[Objective] Locate the lines where "this" occurs and copy them as they stand.

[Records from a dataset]
------------------------

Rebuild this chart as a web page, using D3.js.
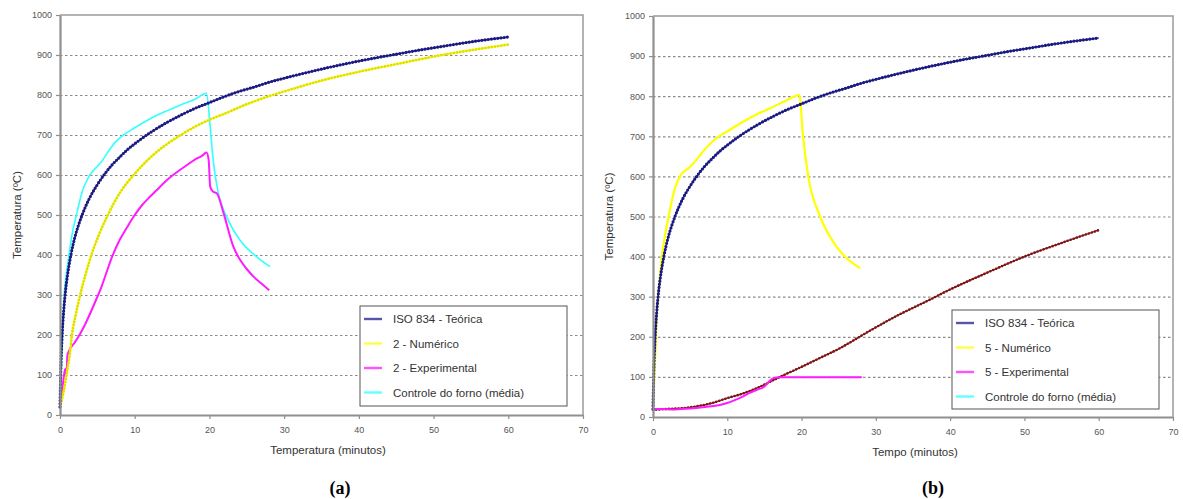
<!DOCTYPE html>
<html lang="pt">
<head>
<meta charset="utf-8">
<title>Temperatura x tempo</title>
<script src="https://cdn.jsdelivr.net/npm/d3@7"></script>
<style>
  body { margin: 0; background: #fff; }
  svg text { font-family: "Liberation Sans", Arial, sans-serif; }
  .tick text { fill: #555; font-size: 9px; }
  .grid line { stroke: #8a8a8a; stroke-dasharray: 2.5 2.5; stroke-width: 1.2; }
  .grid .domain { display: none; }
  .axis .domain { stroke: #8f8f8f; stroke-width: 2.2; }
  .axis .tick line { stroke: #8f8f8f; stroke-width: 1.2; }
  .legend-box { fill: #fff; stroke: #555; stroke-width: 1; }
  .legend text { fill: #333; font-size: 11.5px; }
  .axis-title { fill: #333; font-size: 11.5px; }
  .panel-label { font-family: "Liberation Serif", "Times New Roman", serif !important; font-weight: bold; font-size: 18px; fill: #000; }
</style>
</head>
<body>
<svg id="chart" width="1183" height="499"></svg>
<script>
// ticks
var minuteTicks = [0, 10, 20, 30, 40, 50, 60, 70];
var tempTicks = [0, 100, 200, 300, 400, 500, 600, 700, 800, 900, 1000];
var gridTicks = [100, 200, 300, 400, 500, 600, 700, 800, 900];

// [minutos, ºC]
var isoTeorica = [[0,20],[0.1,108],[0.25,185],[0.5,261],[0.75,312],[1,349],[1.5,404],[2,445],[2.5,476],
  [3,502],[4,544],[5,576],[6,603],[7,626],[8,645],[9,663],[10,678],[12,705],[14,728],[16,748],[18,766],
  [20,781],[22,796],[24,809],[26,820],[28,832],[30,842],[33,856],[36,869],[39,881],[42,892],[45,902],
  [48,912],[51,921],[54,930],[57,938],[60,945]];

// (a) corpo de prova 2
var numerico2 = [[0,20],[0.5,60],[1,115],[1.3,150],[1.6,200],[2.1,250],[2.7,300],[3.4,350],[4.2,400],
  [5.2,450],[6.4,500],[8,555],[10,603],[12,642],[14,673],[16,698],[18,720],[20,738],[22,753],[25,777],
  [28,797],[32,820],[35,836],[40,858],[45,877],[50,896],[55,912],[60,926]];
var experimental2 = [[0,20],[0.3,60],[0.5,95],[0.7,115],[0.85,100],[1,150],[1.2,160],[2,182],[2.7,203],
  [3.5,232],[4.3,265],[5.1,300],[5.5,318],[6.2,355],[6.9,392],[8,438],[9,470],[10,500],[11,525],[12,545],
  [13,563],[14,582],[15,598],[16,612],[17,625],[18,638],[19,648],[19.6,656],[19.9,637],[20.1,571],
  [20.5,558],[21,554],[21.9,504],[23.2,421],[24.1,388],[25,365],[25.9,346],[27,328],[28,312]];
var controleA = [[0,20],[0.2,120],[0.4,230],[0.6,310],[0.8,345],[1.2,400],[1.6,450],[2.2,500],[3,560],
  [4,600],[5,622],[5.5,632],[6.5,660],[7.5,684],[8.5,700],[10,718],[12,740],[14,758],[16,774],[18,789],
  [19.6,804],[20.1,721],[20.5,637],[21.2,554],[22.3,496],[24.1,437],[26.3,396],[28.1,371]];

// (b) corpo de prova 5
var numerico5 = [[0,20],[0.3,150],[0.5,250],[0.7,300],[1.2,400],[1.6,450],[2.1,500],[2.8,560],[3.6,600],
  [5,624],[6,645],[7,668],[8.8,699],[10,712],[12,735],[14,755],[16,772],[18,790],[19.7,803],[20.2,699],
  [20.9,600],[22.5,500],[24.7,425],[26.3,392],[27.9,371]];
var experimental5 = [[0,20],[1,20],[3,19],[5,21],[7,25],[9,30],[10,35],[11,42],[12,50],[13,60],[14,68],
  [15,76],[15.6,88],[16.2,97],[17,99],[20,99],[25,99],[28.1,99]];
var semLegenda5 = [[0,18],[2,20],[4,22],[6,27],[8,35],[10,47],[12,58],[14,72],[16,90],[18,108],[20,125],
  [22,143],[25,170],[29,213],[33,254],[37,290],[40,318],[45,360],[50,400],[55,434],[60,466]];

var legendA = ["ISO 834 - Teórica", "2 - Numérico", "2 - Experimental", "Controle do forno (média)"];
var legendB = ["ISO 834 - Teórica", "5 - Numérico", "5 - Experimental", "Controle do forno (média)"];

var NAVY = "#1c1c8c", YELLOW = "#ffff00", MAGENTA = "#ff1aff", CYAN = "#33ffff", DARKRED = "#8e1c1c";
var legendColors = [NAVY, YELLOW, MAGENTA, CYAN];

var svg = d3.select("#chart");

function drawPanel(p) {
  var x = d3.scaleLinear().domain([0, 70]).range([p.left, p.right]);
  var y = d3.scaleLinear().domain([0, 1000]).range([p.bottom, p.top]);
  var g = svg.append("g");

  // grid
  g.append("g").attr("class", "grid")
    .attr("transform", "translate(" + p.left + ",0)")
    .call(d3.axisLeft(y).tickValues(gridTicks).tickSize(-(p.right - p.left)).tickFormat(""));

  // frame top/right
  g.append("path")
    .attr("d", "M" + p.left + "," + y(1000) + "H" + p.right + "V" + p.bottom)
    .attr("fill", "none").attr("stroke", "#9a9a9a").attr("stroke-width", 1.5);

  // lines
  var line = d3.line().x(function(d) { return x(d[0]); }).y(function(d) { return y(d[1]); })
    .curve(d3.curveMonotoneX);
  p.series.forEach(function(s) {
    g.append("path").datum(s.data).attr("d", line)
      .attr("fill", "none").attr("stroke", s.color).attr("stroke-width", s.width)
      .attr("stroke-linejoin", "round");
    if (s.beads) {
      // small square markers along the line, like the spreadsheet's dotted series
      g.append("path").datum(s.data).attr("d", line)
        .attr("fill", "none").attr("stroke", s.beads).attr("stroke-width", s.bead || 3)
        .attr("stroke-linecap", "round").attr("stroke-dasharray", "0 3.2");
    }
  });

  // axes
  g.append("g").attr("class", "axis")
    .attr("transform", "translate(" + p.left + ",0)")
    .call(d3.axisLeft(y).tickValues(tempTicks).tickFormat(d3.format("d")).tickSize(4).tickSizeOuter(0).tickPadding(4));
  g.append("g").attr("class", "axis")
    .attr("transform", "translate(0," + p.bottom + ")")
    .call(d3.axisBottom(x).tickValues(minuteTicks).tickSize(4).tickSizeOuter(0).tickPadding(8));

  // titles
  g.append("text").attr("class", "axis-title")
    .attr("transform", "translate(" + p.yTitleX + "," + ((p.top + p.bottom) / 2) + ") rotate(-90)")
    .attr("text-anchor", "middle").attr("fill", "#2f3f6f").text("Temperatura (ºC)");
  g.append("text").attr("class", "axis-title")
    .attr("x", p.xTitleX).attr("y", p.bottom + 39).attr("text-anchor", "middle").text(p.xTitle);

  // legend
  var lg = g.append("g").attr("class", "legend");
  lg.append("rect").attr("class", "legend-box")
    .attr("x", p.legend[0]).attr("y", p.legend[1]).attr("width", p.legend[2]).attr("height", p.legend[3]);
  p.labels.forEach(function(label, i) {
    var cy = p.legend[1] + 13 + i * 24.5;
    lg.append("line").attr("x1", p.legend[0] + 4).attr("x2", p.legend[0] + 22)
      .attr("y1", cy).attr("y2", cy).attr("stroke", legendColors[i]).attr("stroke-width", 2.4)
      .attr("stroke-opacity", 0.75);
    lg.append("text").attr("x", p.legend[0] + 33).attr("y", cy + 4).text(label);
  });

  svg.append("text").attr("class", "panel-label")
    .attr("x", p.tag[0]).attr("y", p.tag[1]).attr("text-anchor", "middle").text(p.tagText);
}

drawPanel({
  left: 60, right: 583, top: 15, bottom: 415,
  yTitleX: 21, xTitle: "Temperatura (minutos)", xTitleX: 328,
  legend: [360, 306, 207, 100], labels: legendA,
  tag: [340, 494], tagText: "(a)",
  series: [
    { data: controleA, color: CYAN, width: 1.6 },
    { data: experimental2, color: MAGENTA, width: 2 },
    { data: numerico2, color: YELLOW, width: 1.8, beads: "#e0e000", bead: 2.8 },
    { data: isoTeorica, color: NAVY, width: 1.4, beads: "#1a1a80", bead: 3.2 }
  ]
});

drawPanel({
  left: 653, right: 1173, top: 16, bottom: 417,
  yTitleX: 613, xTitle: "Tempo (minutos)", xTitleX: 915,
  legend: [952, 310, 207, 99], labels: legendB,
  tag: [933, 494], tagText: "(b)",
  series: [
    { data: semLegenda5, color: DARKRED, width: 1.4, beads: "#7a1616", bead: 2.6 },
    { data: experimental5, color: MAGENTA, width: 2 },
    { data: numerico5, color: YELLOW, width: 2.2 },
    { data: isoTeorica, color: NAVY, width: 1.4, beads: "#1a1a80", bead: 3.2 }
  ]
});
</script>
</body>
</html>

------------------------

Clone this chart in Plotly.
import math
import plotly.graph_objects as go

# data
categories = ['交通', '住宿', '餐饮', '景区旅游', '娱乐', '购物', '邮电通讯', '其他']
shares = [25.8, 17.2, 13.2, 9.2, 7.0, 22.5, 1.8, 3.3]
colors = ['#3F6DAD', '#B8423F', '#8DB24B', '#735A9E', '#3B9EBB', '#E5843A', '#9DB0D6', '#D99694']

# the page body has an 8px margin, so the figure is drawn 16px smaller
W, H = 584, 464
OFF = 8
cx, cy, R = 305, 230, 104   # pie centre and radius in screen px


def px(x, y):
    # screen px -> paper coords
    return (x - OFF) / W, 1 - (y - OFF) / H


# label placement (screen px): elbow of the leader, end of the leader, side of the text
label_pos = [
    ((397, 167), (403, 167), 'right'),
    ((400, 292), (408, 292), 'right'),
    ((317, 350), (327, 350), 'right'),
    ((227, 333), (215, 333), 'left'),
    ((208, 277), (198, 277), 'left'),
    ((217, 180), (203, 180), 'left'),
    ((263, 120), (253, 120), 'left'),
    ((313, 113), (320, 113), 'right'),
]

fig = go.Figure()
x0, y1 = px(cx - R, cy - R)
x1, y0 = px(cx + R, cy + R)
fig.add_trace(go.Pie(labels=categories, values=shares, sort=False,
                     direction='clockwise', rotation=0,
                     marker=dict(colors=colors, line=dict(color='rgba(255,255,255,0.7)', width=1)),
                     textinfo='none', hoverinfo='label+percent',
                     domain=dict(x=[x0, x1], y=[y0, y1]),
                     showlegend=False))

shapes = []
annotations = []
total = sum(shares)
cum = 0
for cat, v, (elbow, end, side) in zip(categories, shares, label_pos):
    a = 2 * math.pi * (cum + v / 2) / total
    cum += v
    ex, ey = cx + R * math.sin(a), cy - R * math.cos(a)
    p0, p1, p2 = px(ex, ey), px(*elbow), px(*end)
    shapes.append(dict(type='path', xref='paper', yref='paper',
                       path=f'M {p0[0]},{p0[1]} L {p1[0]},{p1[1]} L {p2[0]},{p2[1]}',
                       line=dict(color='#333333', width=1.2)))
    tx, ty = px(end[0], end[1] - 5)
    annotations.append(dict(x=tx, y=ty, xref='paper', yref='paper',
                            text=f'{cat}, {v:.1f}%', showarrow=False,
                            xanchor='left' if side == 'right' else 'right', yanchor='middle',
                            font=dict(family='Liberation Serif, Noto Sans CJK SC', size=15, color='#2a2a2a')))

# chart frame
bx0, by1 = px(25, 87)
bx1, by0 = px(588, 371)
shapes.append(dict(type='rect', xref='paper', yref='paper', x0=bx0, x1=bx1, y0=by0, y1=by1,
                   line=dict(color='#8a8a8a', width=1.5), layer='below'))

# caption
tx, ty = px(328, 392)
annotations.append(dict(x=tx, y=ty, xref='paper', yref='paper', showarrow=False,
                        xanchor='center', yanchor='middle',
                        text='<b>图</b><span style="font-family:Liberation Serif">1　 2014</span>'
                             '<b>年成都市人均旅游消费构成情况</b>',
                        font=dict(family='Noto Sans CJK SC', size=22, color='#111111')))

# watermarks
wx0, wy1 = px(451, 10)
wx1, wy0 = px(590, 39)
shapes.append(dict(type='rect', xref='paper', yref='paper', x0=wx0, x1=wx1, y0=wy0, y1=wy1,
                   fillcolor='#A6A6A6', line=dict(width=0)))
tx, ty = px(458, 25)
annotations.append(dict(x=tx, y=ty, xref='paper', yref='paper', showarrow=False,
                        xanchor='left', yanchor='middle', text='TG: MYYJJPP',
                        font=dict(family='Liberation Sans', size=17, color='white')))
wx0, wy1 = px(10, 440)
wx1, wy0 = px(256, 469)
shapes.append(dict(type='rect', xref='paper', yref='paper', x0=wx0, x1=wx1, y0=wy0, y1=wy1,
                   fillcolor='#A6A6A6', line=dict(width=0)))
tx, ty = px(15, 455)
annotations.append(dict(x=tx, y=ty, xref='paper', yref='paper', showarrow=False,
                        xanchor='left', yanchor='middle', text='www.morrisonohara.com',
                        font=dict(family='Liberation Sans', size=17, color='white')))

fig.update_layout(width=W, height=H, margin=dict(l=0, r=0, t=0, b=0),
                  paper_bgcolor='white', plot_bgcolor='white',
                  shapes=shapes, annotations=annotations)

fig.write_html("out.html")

------------------------

[In response]
Rebuild this chart as a web page, using D3.js.
Clone this chart in Plotly.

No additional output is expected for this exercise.